Baltimore police got a warrant to search an apartment on the third floor of an apartment complex for drugs. The police thought there was only one apartment on the third floor – one belonging to McWebb. In fact, there were two apartments on the third floor, and before the police realized their mistake, they found and seized drug evidence from the wrong apartment, which belonged to Garrison. Garrison tried to get the evidence suppressed, arguing that the police had failed to take appropriate care in delineating their warrant, and that any evidence seized from a home not belonging to the suspect was inadmissible.

Stevens wrote for a 6-3 majority, finding that the evidence was admissible. Stevens felt that the police had taken reasonable steps to determine the number of apartments on the third floor. The local gas and electric company told the police that the third floor had only one apartment. Thus, the warrant was not invalid. Furthermore, because the mistake in seizing evidence from the wrong apartment was based on innocent and reasonable mistake, there was no compelling Constitutional reason to suppress the evidence.
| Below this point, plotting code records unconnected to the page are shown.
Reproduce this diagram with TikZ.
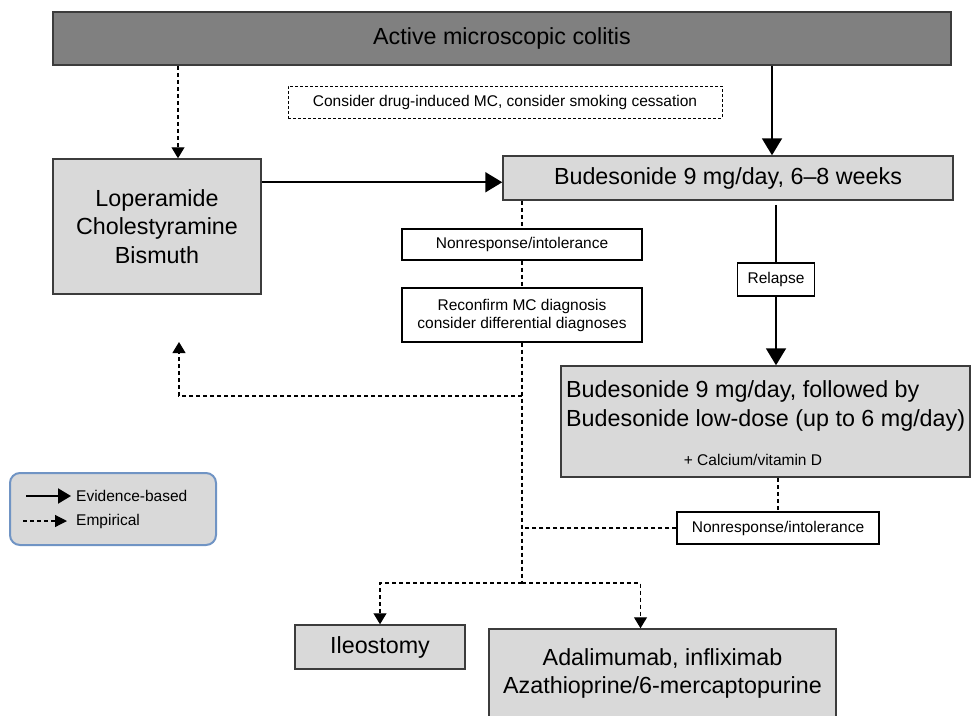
\documentclass[tikz,border=0pt]{standalone}
\usepackage{fontspec}
\setmainfont{Liberation Sans}
\usetikzlibrary{arrows.meta}

\definecolor{boxgray}{HTML}{D9D9D9}
\definecolor{topgray}{HTML}{808080}
\definecolor{edgegray}{HTML}{3C3C3C}
\definecolor{legblue}{HTML}{7094C4}

\tikzset{
  bigfont/.style={font=\fontsize{23.3}{28.5}\selectfont},
  smallfont/.style={font=\fontsize{15.5}{18}\selectfont},
  box/.style={draw=edgegray, line width=1.5pt, fill=boxgray, inner sep=0pt, align=center, bigfont},
  note/.style={draw=black, line width=1.1pt, fill=white, inner sep=0pt, align=center, smallfont},
  evid/.style={line width=2pt, -{Triangle[width=20pt,length=17pt]}},
  empir/.style={line width=1.2pt, dash pattern=on 4pt off 3pt, -{Triangle[width=13pt,length=11pt]}},
  empline/.style={line width=1.2pt, dash pattern=on 4pt off 3pt}
}

\begin{document}
\begin{tikzpicture}[x=1pt,y=-1pt]
		\useasboundingbox (0,0) rectangle (971,715);
		\clip (0,0) rectangle (971,715);
		
		% boxes
		\node[box, fill=topgray, minimum width=898pt, minimum height=53pt] (top) at (502,38.5) {Active microscopic colitis};
		\node[note, line width=0.9pt, dash pattern=on 3pt off 2pt, minimum width=434pt, minimum height=32pt] (consider) at (505,102) {Consider drug-induced MC, consider smoking cessation};
		\node[box, minimum width=208pt, minimum height=135pt] (lop) at (157,226.5) {Loperamide\\Cholestyramine\\Bismuth};
		\node[box, minimum width=450pt, minimum height=44pt] (bud) at (728,178) {Budesonide 9 mg/day, 6--8 weeks};
		\node[note, minimum width=240pt, minimum height=31pt] (nonresp) at (522,244.5) {Nonresponse/intolerance};
		\node[note, minimum width=240pt, minimum height=54pt] (reconf) at (522,315) {Reconfirm MC diagnosis\\consider differential diagnoses};
		\node[note, minimum width=77pt, minimum height=33pt] (relapse) at (776,279.5) {Relapse};
		\node[box, minimum width=409pt, minimum height=111pt] (budlow) at (765.5,421.5) {};
		\node[bigfont, anchor=west, align=left, inner sep=0pt] (budlowtxt) at (566,406) {Budesonide 9 mg/day, followed by\\Budesonide low-dose (up to 6 mg/day)};
		\node[smallfont, inner sep=0pt] (calcium) at (753,460) {+ Calcium/vitamin D};
		\node[note, minimum width=202pt, minimum height=32pt] (nonresp2) at (778,528) {Nonresponse/intolerance};
		\node[box, minimum width=170pt, minimum height=44pt] (ileo) at (380,647) {Ileostomy};
		\node[box, minimum width=347pt, minimum height=89pt] (adal) at (662.5,673.5) {Adalimumab, infliximab\\Azathioprine/6-mercaptopurine};
		
		% legend
		\node[draw=legblue, line width=2pt, fill=boxgray, rounded corners=10pt, minimum width=206pt, minimum height=72pt] (legend) at (113,509) {};
		\coordinate (evA) at (26,496);
		\coordinate (evB) at (71,496);
		\coordinate (emA) at (23,521);
		\coordinate (emB) at (67,521);
		\draw[line width=2pt, -{Triangle[width=15pt,length=13pt]}] (evA) -- (evB);
		\draw[empline, -{Triangle[width=12pt,length=12pt]}] (emA) -- (emB);
		\node[smallfont, anchor=west, inner sep=0pt] (evlabel) at (76,496) {Evidence-based};
		\node[smallfont, anchor=west, inner sep=0pt] (emlabel) at (76,521) {Empirical};
		
		% connectors
		\coordinate (lopin) at ([xshift=21pt]lop.north);
		\coordinate (budin) at ([xshift=44pt]bud.north);
		\coordinate (lopout) at ([yshift=-24pt]lop.north east);
		\draw[empir] (lopin |- top.south) -- (lopin);
		\draw[evid] (budin |- top.south) -- (budin);
		\draw[evid] (lopout) -- (lopout -| bud.west);
		
		\coordinate (back) at (522,396);
		\coordinate (backtip) at (179,342);
		\coordinate (join) at (522,528);
		\coordinate (split) at (522,583);
		\draw[empline] (nonresp.north |- bud.south) -- (nonresp.north);
		\draw[empline] (nonresp.south) -- (reconf.north);
		\draw[empline] (reconf.south) -- (split);
		\draw[empir] (back) -| (backtip);
		\draw[empline] (nonresp2.north |- budlow.south) -- (nonresp2.north);
		\draw[empline] (nonresp2.west) -- (join);
		\draw[empir] (split) -| (ileo.north);
		\draw[empir] (split) -| ([xshift=-22pt]adal.north);
		
		\draw[line width=2pt, shorten <=4pt] (relapse.north |- bud.south) -- (relapse.north);
		\draw[evid] (relapse.south) -- (relapse.south |- budlow.north);
\end{tikzpicture}
\end{document}
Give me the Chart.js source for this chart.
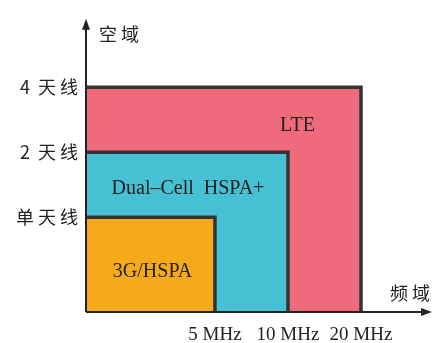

Blackmun dissented, and was joined by Brennan and Marshall. Blackmun argued that the police’s efforts to identify the number of apartments on the third floor were inadequate, notwithstanding the interview with the gas and electric company. He also felt that the officers should have been able to figure out there were two separate apartments after reaching the third floor, but before beginning the search. Finally, he disagreed with the majority that mistake provided an exception to the exclusionary rule.

Blackmun’s dissent doesn’t sit well with me. Way too much second guessing, Monday morning quarterbacking, and emphasis on what police should have done or figured out. On the facts in the opinions, I think the police were reasonable, and I don’t think suppressing the evidence from Garrison’s apartment would have served any important Constitutional concerns. Justice is better served by the truly guilty being convicted than it is by the truly guilty getting off on procedural technicalities.